This week marked the fifth anniversary of the 0.5% Bank of England base rate and the Bank of England’s Quantitative Easing program which has so far seen the Bank conjure up £375 billion of new base money and spend it on British government debt. It’s difficult to imagine money being any ‘easier’.
Or is it? At his Money Illusion blog this week, Scott Sumner asked
1. Japan has had interest rates near zero for nearly 2 decades. Is this easy money, despite an NGDP that is lower than in 1993? Despite almost continual deflation? Despite a stock market at less than one half of 1991 levels. Despite almost continually falling house prices? If it’s easy money, how much longer before the high inflation arrives?
2. The US has had near zero interest rates for more than 5 years. Is this easy money? If so, how much longer until the high inflation arrives? If rates stay near zero for 2 more years, and inflation stays low, will you still call it easy money? How about 5 more years? Ten more years? Twenty?
It is a key tenet of Market Monetarist thought that a low base rate or Fed funds rate is no indicator of whether money is ‘easy’ or not. The correct indicator, they argue, is the growth rate of nominal GDP; if it’s slumping money is too tight, if it’s roaring on it’s too loose, and if it’s ticking along at some predetermined rate all is rosy in the monetary garden. As a result of this analysis Market Monetarists like Sumner believe the Bank of England’s low base rates and vast monetary base expansion do not indicate ‘easy money’. Are they right?
Well, first we have to define what we mean by ‘easy money’. It’s a rhetorical term rather than a textbook one so here’s my definition (which, if you don’t accept it, probably scuppers the following analysis so feel to substitute your own); money is ‘easier’ the more people who want credit can get it.
There are two points to make. First, the choice of ‘credit’ rather than ‘money’ is deliberate. When most of us ‘borrow money’ we are, in fact, accessing credit which is some derivative of, or claim on money. Secondly, a point I’ve made previously, economy wide aggregates often tell us little of interest or use. Often more useful and interesting is to disaggregate.
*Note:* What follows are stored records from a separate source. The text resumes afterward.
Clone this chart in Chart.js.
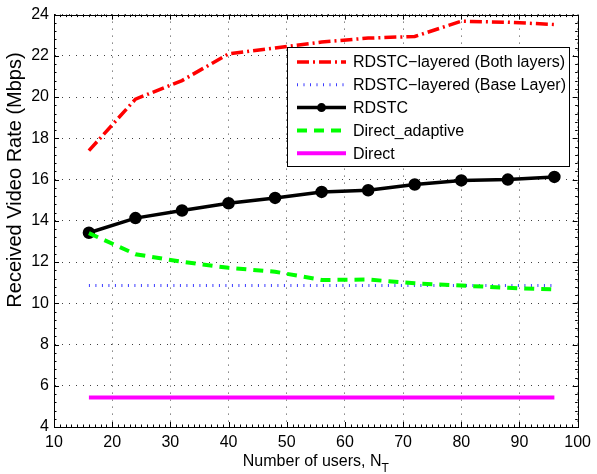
<!DOCTYPE html>
<html>
<head>
<meta charset="utf-8">
<script src="https://cdn.jsdelivr.net/npm/chart.js@4.4.1/dist/chart.umd.min.js"></script>
<style>
    html, body { margin: 0; padding: 0; background: #fff; }
    #chart { display: block; }
</style>
</head>
<body>
<canvas id="chart" width="597" height="474"></canvas>
<script>
// number of users N_T on the x axis
const users = [16, 24, 32, 40, 48, 56, 64, 72, 80, 88, 96];

// received video rate (Mbps) per scheme
const bothLayers = [17.4, 19.9, 20.8, 22.1, 22.38, 22.67, 22.86, 22.94, 23.68, 23.63, 23.52];
const baseLayer = [10.86, 10.86, 10.86, 10.86, 10.86, 10.86, 10.86, 10.86, 10.86, 10.86, 10.86];
const rdstc = [13.42, 14.13, 14.5, 14.85, 15.11, 15.4, 15.48, 15.76, 15.96, 16.0, 16.13];
const directAdaptive = [13.4, 12.38, 12.01, 11.72, 11.53, 11.13, 11.15, 10.97, 10.86, 10.75, 10.67];
const direct = [5.43, 5.43, 5.43, 5.43, 5.43, 5.43, 5.43, 5.43, 5.43, 5.43, 5.43];

const seriesNames = [
    "RDSTC\u2212layered (Both layers)",
    "RDSTC\u2212layered (Base Layer)",
    "RDSTC",
    "Direct_adaptive",
    "Direct"
];

const xTicks = [10, 20, 30, 40, 50, 60, 70, 80, 90, 100];
const yTicks = [4, 6, 8, 10, 12, 14, 16, 18, 20, 22, 24];

const FONT = "'Liberation Sans', Arial, Helvetica, sans-serif";

function toPoints(values) {
    return users.map((u, i) => ({ x: u, y: values[i] }));
}

const datasets = [
    { label: seriesNames[0], data: toPoints(bothLayers), borderColor: "#ff0000", borderWidth: 3.5, borderDash: [12, 4, 2, 4], order: 4 },
    { label: seriesNames[1], data: toPoints(baseLayer), borderColor: "#3b3bff", borderWidth: 3, borderDash: [1, 5.5], order: 3 },
    { label: seriesNames[2], data: toPoints(rdstc), borderColor: "#000000", borderWidth: 3.5, borderDash: [], order: 2,
      pointRadius: 4.5, pointBackgroundColor: "#000000", pointBorderColor: "#000000" },
    { label: seriesNames[3], data: toPoints(directAdaptive), borderColor: "#00ff00", borderWidth: 4, borderDash: [10, 7], order: 1 },
    { label: seriesNames[4], data: toPoints(direct), borderColor: "#ff00ff", borderWidth: 4, borderDash: [], order: 0 }
];

datasets.forEach(ds => {
    ds.fill = false;
    ds.tension = 0;
    ds.borderCapStyle = "butt";
    if (ds.pointRadius === undefined) ds.pointRadius = 0;
    ds.pointHoverRadius = ds.pointRadius;
});

// box, inward ticks
const framePlugin = {
    id: "frame",
    afterDatasetsDraw(chart) {
        const { ctx, chartArea: a, scales: { x, y } } = chart;
        ctx.save();
        ctx.strokeStyle = "#000";
        ctx.lineWidth = 1;
        ctx.beginPath();
        for (let v = xTicks[0]; v <= xTicks[xTicks.length - 1]; v += 1) {
            const px = Math.round(x.getPixelForValue(v)) + 0.5;
            const len = v % 10 === 0 ? 5 : 2.5;
            ctx.moveTo(px, a.bottom); ctx.lineTo(px, a.bottom - len);
            ctx.moveTo(px, a.top); ctx.lineTo(px, a.top + len);
        }
        for (let v = yTicks[0]; v <= yTicks[yTicks.length - 1] + 0.01; v += 0.4) {
            const py = Math.round(y.getPixelForValue(v)) + 0.5;
            const isMajor = Math.abs(v / 2 - Math.round(v / 2)) < 0.01;
            const len = isMajor ? 5 : 2.5;
            ctx.moveTo(a.left, py); ctx.lineTo(a.left + len, py);
            ctx.moveTo(a.right, py); ctx.lineTo(a.right - len, py);
        }
        ctx.stroke();
        ctx.strokeRect(Math.round(a.left) + 0.5, Math.round(a.top) + 0.5,
            Math.round(a.right - a.left), Math.round(a.bottom - a.top));
        ctx.restore();
    }
};

// legend box drawn inside the axes, like the original
const legendPlugin = {
    id: "insideLegend",
    afterDraw(chart) {
        const { ctx } = chart;
        const box = { x: 287.5, y: 47.5, w: 282, h: 119 };
        ctx.save();
        ctx.fillStyle = "#fff";
        ctx.fillRect(box.x, box.y, box.w, box.h);
        ctx.strokeStyle = "#000";
        ctx.lineWidth = 1;
        ctx.strokeRect(box.x, box.y, box.w, box.h);

        ctx.font = "16px " + FONT;
        ctx.textBaseline = "middle";
        ctx.textAlign = "left";
        chart.data.datasets.forEach((ds, i) => {
            const rowY = 62 + i * 22.8;
            ctx.beginPath();
            ctx.strokeStyle = ds.borderColor;
            ctx.lineWidth = ds.borderWidth;
            ctx.lineCap = "butt";
            ctx.setLineDash(ds.borderDash);
            ctx.moveTo(297, rowY);
            ctx.lineTo(346, rowY);
            ctx.stroke();
            ctx.setLineDash([]);
            if (ds.pointRadius > 0) {
                ctx.beginPath();
                ctx.fillStyle = ds.pointBackgroundColor;
                ctx.arc(321.5, rowY, ds.pointRadius, 0, Math.PI * 2);
                ctx.fill();
            }
            ctx.fillStyle = "#000";
            ctx.fillText(ds.label, 353, rowY + 1);
        });
        ctx.restore();
    }
};

// axis titles (x title has a subscript)
const titlePlugin = {
    id: "axisTitles",
    afterDraw(chart) {
        const { ctx, chartArea: a } = chart;
        ctx.save();
        ctx.fillStyle = "#000";
        ctx.textBaseline = "alphabetic";

        const main = "Number of users, N";
        ctx.font = "16px " + FONT;
        const mainW = ctx.measureText(main).width;
        ctx.font = "12px " + FONT;
        const subW = ctx.measureText("T").width;
        const startX = (a.left + a.right) / 2 - (mainW + subW) / 2;
        ctx.font = "16px " + FONT;
        ctx.textAlign = "left";
        ctx.fillText(main, startX, 466);
        ctx.font = "12px " + FONT;
        ctx.fillText("T", startX + mainW, 472);

        ctx.translate(21, 180);
        ctx.rotate(-Math.PI / 2);
        ctx.font = "20px " + FONT;
        ctx.textAlign = "center";
        ctx.fillText("Received Video Rate (Mbps)", 0, 0);
        ctx.restore();
    }
};

new Chart(document.getElementById("chart"), {
    type: "line",
    data: { datasets },
    options: {
        responsive: false,
        animation: false,
        devicePixelRatio: 1,
        layout: { padding: { top: 11, right: 15, left: 0, bottom: 0 } },
        plugins: {
            legend: { display: false },
            tooltip: { enabled: false },
            title: { display: false }
        },
        font: { family: FONT, size: 16 },
        scales: {
            x: {
                type: "linear",
                min: xTicks[0],
                max: xTicks[xTicks.length - 1],
                afterBuildTicks: s => { s.ticks = xTicks.map(v => ({ value: v })); },
                afterFit: s => { s.height = 47; },
                ticks: { color: "#000", font: { family: FONT, size: 16 }, padding: 6, maxRotation: 0, autoSkip: false },
                grid: { color: "rgba(0,0,0,0.75)", lineWidth: 1, drawTicks: false },
                border: { display: true, color: "#000", width: 1, dash: [1, 6] }
            },
            y: {
                type: "linear",
                min: yTicks[0],
                max: yTicks[yTicks.length - 1],
                afterBuildTicks: s => { s.ticks = yTicks.map(v => ({ value: v })); },
                afterFit: s => { s.width = 54; },
                ticks: { color: "#000", font: { family: FONT, size: 16 }, padding: 5, autoSkip: false },
                grid: { color: "rgba(0,0,0,0.75)", lineWidth: 1, drawTicks: false },
                border: { display: true, color: "#000", width: 1, dash: [1, 6] }
            }
        }
    },
    plugins: [framePlugin, legendPlugin, titlePlugin]
});
</script>
</body>
</html>
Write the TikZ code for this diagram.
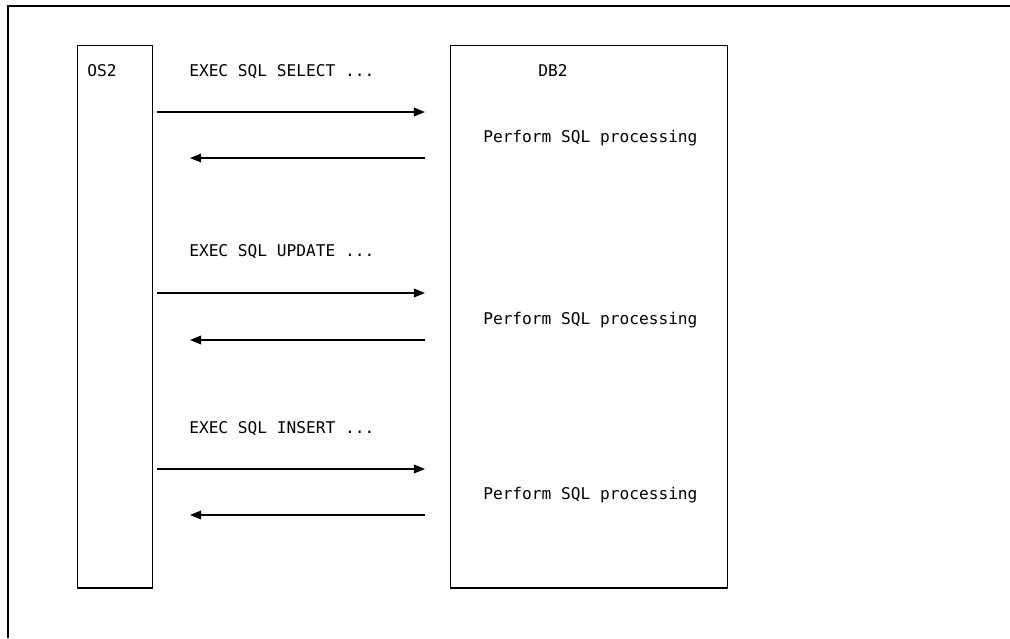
\documentclass[tikz,border=0pt]{standalone}
\usepackage{fontspec}
\setmonofont{DejaVu Sans Mono}
\usetikzlibrary{arrows.meta,positioning}

\begin{document}
\begin{tikzpicture}[
      x=0.025cm, y=-0.025cm,
      font=\ttfamily\fontsize{11.5}{14}\selectfont,
      >={Triangle[length=2.8mm, width=2.2mm]},
      hostbox/.style={draw, line width=1pt, anchor=north west, inner sep=0pt,
                  minimum height=13.55cm},
      lbl/.style={anchor=base west, inner sep=0pt},
      msg/.style={->, line width=0.8pt},
    ]

    % ---------- marco ----------
    \useasboundingbox (0,0) rectangle (1010,638);
    \draw[line width=1.2pt] (8,638) -- (8,6) -- (1010,6);

    % ---------- cajas ----------
    \node[hostbox, minimum width=1.875cm] (os2) at (77,45) {};
    \node[hostbox, minimum width=6.925cm] (db2) at (450,45) {};

    \node[anchor=base, inner sep=0pt] (os2name) at (102,76) {OS2};
    \node[anchor=base, inner sep=0pt] (db2name) at (553,76) {DB2};

    % ---------- mensajes ----------
    \node[lbl] (q1) at (189,76)  {EXEC SQL SELECT ...};
    \node[lbl] (q2) at (189,256) {EXEC SQL UPDATE ...};
    \node[lbl] (q3) at (189,433) {EXEC SQL INSERT ...};

    \node[lbl] (p1) at (483,142) {Perform SQL processing};
    \node[lbl] (p2) at (483,324) {Perform SQL processing};
    \node[lbl] (p3) at (483,499) {Perform SQL processing};

    \coordinate (a1) at (157,112);  \coordinate (b1) at (425,112);
    \coordinate (c1) at (425,158);  \coordinate (d1) at (190,158);
    \coordinate (a2) at (157,293);  \coordinate (b2) at (425,293);
    \coordinate (c2) at (425,340);  \coordinate (d2) at (190,340);
    \coordinate (a3) at (157,469);  \coordinate (b3) at (425,469);
    \coordinate (c3) at (425,515);  \coordinate (d3) at (190,515);

    \foreach \i in {1,2,3} {
      \draw[msg] (a\i) -- (b\i);
      \draw[msg] (c\i) -- (d\i);
    }

  \end{tikzpicture}
\end{document}
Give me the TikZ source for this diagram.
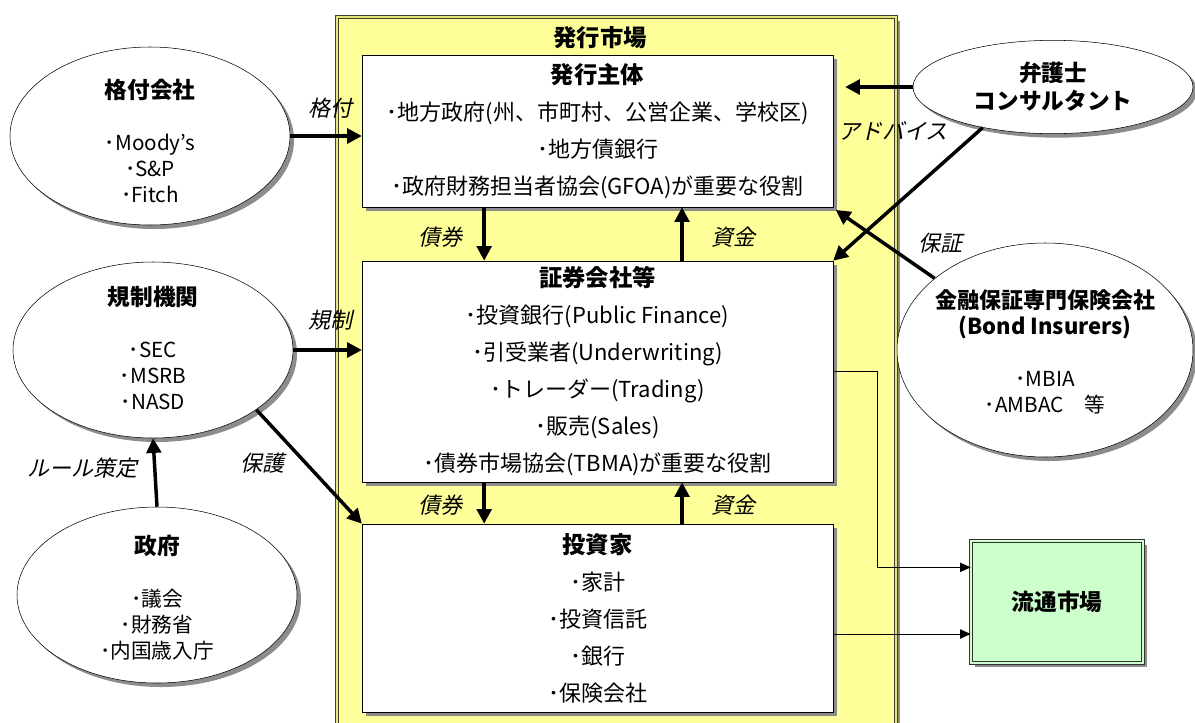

Instead of looking at the availability of credit to the British economy look instead at the availability of credit to different bits of it.
Looked at like this we would have to say that for most businesses and individuals in the UK, despite the tripling of the monetary base since March 2009, credit is not easily available and money cannot be said to be ‘easy’. The most recent Bank of England lending report in January noted that “The rate of decline in the stock of lending to UK businesses eased slightly in the year to November compared to 2012. The annual rate of growth in the stock of secured lending to individuals rose slightly to 0.8% in the three months to November” –November’s fall in business lending being the biggest in six months.
But banks certainly do have ‘easy’ money. That tripling of the monetary base, as I wrote recently, has flowed onto their balance sheets and stayed there. The money multiplier has collapsed and growth of base money, M0, has not led to growth in broader monetary aggregates such as M4, which would influence nominal GDP. The open handed stance of the Bank of England isn’t showing up as ‘easy’ money as Market Monetarists see it because ‘easy’ money for banks isn’t translating into ‘easy’ money for the rest of the economy.
Do we have easy money? On my definition that depends on who ‘we’ is. Banks face little constraint on their ability to access credit from the Bank of England so for them the answer is yes. The rest of us who rely on those banks find it rather tighter.
 For fans of mathematical notation, if E is monetary ease and C is availability of credit then E=f(C)
 If we think of a river, with M0 pouring out of the spring at Threadneedle Street and the broad delta downriver being M4, banks’ demand for money has built a big dam stopping the river flowing. The Market Monetarist solution to this is to get the spring pouring out enough money that it flows over the top of this dam – in Quantity Theory notation to offset the decline in V stemming from banks’ increased money demand (which with downwardly sticky P would pull down y) with sufficient expansion of M.